───── RECORDS TO PROCESS

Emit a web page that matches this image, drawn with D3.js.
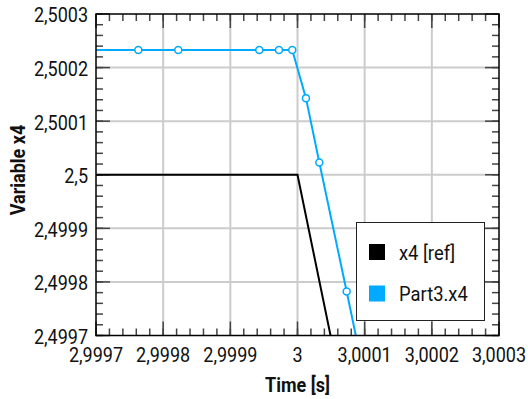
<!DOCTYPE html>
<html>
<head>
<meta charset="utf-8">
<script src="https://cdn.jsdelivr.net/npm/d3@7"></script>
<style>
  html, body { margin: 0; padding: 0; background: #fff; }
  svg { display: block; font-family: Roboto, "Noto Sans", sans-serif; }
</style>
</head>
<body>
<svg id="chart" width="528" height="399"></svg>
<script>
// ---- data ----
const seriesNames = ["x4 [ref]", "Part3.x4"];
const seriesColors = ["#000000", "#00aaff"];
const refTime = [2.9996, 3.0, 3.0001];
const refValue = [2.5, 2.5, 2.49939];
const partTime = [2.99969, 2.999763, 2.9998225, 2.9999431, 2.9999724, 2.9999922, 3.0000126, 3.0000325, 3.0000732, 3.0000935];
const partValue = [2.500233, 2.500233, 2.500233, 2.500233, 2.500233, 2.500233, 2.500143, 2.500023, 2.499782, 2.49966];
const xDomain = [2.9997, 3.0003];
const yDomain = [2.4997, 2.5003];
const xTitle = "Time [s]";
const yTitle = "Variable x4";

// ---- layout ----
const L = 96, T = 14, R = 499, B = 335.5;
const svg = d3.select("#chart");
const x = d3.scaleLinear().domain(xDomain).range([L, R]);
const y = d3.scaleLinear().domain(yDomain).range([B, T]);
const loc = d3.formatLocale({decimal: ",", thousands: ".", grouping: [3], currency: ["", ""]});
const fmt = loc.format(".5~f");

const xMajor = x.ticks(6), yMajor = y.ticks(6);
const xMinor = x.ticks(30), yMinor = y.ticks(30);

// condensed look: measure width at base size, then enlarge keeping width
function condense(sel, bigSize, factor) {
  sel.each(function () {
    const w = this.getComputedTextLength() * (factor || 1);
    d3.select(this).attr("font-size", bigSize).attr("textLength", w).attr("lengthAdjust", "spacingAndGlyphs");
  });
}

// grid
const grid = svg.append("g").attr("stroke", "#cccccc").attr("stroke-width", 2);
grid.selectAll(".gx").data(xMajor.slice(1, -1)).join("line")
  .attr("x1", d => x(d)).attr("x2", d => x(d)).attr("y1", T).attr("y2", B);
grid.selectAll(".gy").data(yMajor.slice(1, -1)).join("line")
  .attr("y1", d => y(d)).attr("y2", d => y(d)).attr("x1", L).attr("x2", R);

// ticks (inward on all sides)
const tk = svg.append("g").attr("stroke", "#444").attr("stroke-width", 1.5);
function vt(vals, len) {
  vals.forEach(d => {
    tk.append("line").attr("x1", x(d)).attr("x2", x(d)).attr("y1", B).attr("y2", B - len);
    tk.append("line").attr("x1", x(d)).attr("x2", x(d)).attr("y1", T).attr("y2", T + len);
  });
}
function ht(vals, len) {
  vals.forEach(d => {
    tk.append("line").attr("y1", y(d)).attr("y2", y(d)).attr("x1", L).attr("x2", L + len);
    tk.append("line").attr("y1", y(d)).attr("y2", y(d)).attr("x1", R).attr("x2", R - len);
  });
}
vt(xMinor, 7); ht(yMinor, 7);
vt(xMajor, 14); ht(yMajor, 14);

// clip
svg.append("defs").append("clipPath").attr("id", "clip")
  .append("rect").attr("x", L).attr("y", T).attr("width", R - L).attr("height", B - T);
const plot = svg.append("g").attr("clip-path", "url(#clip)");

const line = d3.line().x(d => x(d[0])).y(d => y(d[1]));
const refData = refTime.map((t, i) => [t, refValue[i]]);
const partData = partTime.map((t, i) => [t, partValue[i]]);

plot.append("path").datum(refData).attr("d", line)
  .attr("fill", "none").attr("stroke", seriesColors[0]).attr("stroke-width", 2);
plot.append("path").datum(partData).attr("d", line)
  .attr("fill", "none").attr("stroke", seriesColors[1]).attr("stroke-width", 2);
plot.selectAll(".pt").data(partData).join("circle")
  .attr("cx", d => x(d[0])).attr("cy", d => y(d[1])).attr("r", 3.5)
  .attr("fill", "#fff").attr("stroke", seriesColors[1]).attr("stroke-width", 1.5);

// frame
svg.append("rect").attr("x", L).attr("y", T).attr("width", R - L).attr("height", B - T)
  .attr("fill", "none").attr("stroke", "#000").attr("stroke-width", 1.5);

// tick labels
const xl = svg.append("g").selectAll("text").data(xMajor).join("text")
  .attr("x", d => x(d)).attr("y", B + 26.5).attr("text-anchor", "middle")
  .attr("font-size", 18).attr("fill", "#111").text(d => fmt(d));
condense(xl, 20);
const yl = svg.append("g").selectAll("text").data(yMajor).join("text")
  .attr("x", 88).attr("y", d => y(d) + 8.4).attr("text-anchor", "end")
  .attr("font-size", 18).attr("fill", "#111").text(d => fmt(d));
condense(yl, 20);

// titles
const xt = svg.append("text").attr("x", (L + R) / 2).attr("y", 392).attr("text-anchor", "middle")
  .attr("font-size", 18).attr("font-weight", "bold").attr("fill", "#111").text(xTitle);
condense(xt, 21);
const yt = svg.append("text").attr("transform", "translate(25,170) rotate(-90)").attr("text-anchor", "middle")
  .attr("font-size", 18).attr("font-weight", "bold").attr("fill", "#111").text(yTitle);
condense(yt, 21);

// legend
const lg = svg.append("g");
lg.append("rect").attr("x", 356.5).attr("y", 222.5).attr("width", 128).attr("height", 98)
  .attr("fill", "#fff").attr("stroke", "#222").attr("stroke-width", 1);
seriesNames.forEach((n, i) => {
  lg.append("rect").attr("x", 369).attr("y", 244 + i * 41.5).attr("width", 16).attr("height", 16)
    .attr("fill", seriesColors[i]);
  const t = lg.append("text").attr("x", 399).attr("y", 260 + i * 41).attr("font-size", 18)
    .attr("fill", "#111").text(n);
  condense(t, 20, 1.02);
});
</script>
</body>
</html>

──────────
───── RECORDS TO PROCESS

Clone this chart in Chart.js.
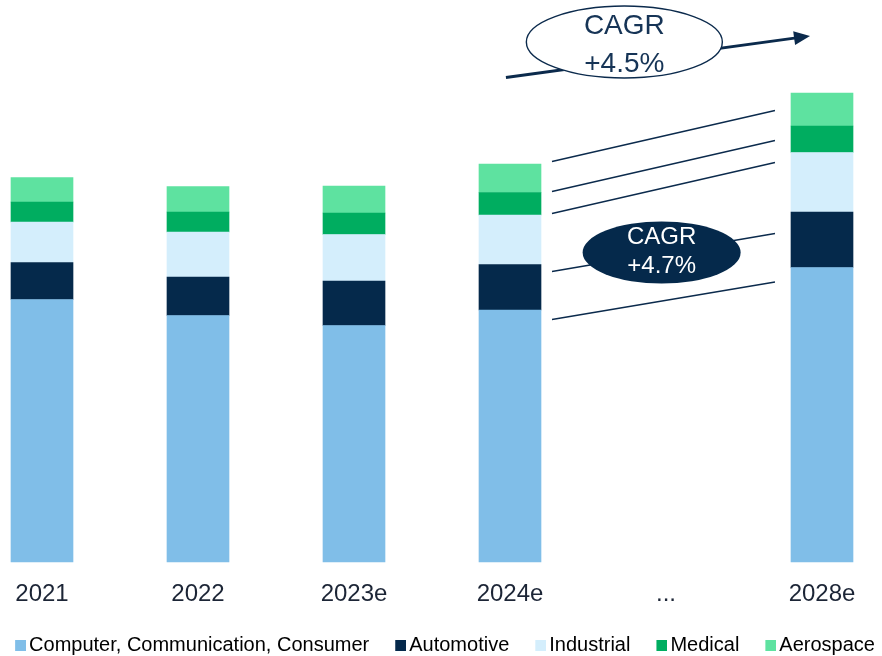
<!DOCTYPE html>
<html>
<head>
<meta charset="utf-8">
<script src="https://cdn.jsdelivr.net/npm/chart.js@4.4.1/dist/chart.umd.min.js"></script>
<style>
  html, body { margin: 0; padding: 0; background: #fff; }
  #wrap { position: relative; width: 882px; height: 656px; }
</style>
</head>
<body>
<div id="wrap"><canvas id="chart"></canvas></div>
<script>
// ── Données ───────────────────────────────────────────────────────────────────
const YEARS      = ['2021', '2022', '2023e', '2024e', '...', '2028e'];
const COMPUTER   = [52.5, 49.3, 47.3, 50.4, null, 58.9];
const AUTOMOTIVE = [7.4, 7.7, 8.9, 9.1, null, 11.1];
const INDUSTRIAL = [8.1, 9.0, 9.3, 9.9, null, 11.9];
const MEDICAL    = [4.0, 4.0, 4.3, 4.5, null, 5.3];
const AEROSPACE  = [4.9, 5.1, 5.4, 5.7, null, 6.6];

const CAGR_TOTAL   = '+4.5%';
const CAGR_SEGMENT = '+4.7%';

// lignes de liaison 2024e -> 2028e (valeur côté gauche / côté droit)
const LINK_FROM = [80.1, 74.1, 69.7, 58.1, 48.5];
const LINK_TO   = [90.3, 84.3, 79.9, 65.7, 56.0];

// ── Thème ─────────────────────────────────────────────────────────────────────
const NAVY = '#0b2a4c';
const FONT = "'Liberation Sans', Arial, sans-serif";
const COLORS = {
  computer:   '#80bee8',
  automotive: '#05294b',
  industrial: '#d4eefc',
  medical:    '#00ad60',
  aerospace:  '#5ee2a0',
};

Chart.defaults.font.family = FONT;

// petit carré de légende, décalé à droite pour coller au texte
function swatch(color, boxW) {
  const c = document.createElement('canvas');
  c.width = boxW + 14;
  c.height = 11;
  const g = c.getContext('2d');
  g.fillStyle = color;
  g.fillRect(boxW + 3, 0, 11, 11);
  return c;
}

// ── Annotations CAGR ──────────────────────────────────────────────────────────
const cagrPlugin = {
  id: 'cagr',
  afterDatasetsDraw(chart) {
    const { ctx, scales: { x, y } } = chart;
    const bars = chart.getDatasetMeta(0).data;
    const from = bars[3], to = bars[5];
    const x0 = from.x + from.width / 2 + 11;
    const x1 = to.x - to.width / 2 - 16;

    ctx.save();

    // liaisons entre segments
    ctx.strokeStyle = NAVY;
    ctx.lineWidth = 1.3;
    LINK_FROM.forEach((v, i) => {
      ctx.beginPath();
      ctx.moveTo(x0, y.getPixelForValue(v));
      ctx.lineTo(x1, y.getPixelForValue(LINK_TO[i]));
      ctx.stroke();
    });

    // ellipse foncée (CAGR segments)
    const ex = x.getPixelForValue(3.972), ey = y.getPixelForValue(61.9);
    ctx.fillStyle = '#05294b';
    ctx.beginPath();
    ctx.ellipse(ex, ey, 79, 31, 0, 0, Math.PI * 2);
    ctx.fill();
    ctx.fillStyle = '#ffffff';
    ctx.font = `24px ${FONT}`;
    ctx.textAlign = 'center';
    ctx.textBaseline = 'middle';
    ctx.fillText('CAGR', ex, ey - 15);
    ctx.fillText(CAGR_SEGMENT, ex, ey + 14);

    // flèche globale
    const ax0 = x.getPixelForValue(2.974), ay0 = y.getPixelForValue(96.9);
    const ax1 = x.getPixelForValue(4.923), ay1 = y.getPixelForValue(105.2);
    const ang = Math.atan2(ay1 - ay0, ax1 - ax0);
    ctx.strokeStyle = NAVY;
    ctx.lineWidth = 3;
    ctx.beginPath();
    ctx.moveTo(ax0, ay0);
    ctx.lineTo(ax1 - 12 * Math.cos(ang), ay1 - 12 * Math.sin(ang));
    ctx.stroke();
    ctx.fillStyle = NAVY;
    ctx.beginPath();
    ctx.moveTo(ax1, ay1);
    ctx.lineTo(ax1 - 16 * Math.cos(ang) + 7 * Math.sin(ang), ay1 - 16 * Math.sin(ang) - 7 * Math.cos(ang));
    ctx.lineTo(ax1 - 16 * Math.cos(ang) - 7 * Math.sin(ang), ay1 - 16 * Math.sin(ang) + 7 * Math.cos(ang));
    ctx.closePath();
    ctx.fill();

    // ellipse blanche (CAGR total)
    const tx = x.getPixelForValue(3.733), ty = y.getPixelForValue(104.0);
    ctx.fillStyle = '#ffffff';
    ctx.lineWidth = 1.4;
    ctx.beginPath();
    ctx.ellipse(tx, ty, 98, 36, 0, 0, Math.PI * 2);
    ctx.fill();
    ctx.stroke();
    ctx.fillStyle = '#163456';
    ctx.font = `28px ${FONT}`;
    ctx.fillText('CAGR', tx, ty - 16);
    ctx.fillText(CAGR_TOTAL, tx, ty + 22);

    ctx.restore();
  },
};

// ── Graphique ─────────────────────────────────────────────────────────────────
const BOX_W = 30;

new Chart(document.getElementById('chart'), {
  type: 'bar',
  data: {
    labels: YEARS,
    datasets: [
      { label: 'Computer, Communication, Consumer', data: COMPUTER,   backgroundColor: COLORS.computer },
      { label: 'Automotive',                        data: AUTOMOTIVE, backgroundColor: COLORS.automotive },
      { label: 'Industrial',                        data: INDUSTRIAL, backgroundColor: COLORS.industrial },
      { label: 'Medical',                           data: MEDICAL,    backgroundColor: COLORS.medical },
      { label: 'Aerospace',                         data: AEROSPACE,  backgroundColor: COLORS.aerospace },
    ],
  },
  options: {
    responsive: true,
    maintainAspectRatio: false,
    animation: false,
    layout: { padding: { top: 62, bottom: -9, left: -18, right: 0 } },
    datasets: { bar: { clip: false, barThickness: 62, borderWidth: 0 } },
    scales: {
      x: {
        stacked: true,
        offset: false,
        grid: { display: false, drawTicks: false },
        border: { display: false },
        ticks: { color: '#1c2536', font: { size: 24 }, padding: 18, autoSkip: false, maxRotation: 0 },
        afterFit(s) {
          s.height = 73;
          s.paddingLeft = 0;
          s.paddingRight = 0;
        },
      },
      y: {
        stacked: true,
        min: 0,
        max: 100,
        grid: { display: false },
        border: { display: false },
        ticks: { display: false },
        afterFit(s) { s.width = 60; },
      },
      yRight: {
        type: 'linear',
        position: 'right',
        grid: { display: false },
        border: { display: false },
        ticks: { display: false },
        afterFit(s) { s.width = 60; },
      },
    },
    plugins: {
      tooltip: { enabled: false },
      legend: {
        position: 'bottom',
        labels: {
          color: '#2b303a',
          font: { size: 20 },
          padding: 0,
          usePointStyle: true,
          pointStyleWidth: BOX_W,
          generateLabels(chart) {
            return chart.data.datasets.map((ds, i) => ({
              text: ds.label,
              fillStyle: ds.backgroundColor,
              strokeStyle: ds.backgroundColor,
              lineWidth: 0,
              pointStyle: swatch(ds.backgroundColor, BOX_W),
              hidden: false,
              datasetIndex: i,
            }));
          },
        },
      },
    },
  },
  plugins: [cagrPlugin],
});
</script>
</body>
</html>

──────────
───── RECORDS TO PROCESS

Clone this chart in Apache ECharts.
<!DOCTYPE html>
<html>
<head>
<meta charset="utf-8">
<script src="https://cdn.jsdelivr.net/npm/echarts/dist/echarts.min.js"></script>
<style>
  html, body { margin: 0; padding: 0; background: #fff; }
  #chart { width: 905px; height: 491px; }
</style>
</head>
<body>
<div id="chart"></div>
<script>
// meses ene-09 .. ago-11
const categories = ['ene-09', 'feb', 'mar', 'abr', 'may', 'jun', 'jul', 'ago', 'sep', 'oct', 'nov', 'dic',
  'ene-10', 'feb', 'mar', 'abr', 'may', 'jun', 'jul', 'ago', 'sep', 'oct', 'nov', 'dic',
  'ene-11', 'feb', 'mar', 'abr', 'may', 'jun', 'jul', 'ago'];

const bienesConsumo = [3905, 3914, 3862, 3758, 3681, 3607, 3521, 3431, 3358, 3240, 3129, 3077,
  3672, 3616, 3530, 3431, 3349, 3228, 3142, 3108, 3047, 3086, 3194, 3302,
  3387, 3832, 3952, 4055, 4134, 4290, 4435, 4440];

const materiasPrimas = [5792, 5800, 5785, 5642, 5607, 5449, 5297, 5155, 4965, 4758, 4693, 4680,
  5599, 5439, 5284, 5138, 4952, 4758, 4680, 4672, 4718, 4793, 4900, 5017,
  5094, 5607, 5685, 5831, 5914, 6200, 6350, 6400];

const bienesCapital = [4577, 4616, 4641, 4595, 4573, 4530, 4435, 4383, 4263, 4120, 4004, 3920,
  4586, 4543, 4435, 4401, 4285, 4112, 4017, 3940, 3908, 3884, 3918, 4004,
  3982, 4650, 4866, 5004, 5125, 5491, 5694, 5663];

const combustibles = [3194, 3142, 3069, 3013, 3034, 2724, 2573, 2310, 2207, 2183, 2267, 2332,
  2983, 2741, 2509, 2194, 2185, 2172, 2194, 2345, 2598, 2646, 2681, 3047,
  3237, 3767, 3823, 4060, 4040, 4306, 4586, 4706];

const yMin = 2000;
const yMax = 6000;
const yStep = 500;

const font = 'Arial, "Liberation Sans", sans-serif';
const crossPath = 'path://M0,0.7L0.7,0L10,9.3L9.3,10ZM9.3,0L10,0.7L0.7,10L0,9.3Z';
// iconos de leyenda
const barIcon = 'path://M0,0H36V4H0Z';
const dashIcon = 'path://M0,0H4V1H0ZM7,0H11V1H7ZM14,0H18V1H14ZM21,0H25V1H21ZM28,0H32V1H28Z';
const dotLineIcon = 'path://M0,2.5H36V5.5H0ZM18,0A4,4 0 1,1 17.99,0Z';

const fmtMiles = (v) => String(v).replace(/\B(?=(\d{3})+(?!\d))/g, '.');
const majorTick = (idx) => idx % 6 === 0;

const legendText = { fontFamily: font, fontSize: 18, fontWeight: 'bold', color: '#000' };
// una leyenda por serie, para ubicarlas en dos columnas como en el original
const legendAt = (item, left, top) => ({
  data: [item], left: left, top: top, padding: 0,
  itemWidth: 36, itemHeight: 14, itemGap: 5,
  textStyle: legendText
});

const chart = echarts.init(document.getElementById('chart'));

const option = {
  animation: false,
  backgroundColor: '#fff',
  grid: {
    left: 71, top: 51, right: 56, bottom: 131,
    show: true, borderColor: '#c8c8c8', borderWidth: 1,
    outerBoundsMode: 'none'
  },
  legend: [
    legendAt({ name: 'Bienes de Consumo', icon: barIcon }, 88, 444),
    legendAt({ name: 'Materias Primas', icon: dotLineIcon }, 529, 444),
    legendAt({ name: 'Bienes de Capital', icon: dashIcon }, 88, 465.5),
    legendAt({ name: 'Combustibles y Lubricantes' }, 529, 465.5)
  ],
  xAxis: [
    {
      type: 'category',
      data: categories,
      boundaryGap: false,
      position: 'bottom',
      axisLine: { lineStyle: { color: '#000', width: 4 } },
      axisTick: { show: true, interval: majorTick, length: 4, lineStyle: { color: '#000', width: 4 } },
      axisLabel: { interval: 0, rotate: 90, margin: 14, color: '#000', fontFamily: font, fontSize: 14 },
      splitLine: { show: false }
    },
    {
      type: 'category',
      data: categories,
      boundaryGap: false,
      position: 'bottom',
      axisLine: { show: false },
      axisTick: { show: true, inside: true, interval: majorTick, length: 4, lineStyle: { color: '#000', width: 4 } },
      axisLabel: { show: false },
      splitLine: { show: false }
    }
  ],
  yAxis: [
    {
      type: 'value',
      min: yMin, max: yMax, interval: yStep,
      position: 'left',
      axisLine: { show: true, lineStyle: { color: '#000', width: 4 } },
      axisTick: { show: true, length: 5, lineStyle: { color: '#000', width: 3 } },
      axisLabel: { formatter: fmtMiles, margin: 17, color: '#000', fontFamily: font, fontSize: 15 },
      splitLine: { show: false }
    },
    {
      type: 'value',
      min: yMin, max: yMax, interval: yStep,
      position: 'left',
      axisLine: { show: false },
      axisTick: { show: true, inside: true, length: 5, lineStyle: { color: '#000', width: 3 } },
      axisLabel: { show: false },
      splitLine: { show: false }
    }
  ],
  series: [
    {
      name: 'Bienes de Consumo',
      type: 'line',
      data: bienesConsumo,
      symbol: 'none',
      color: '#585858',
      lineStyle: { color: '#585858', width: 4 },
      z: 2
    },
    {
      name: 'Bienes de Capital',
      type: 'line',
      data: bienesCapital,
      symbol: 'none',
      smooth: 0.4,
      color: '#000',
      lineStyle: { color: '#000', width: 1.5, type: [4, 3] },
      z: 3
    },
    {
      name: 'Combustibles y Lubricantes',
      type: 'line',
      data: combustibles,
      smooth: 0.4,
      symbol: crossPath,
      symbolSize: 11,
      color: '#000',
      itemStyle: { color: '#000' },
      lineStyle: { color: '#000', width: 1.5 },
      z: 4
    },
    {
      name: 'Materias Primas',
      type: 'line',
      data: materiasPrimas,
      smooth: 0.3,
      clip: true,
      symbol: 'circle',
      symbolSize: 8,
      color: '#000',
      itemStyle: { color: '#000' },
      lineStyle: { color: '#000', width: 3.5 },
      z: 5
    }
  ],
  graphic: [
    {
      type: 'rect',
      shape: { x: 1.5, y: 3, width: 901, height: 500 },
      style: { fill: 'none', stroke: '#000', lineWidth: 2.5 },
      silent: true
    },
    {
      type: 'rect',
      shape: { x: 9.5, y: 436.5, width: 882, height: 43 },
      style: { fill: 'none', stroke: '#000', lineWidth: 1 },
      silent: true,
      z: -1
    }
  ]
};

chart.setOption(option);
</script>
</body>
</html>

──────────

Of the lines above, quote exactly those from the one with "Clone this chart in Chart.js." through the one with "Chart.defaults.font.family = FONT;", ends included; pictures stay out.

» ANSWER TO THIS EXERCISE
Clone this chart in Chart.js.
<!DOCTYPE html>
<html>
<head>
<meta charset="utf-8">
<script src="https://cdn.jsdelivr.net/npm/chart.js@4.4.1/dist/chart.umd.min.js"></script>
<style>
  html, body { margin: 0; padding: 0; background: #fff; }
  #wrap { position: relative; width: 882px; height: 656px; }
</style>
</head>
<body>
<div id="wrap"><canvas id="chart"></canvas></div>
<script>
// ── Données ───────────────────────────────────────────────────────────────────
const YEARS      = ['2021', '2022', '2023e', '2024e', '...', '2028e'];
const COMPUTER   = [52.5, 49.3, 47.3, 50.4, null, 58.9];
const AUTOMOTIVE = [7.4, 7.7, 8.9, 9.1, null, 11.1];
const INDUSTRIAL = [8.1, 9.0, 9.3, 9.9, null, 11.9];
const MEDICAL    = [4.0, 4.0, 4.3, 4.5, null, 5.3];
const AEROSPACE  = [4.9, 5.1, 5.4, 5.7, null, 6.6];

const CAGR_TOTAL   = '+4.5%';
const CAGR_SEGMENT = '+4.7%';

// lignes de liaison 2024e -> 2028e (valeur côté gauche / côté droit)
const LINK_FROM = [80.1, 74.1, 69.7, 58.1, 48.5];
const LINK_TO   = [90.3, 84.3, 79.9, 65.7, 56.0];

// ── Thème ─────────────────────────────────────────────────────────────────────
const NAVY = '#0b2a4c';
const FONT = "'Liberation Sans', Arial, sans-serif";
const COLORS = {
  computer:   '#80bee8',
  automotive: '#05294b',
  industrial: '#d4eefc',
  medical:    '#00ad60',
  aerospace:  '#5ee2a0',
};

Chart.defaults.font.family = FONT;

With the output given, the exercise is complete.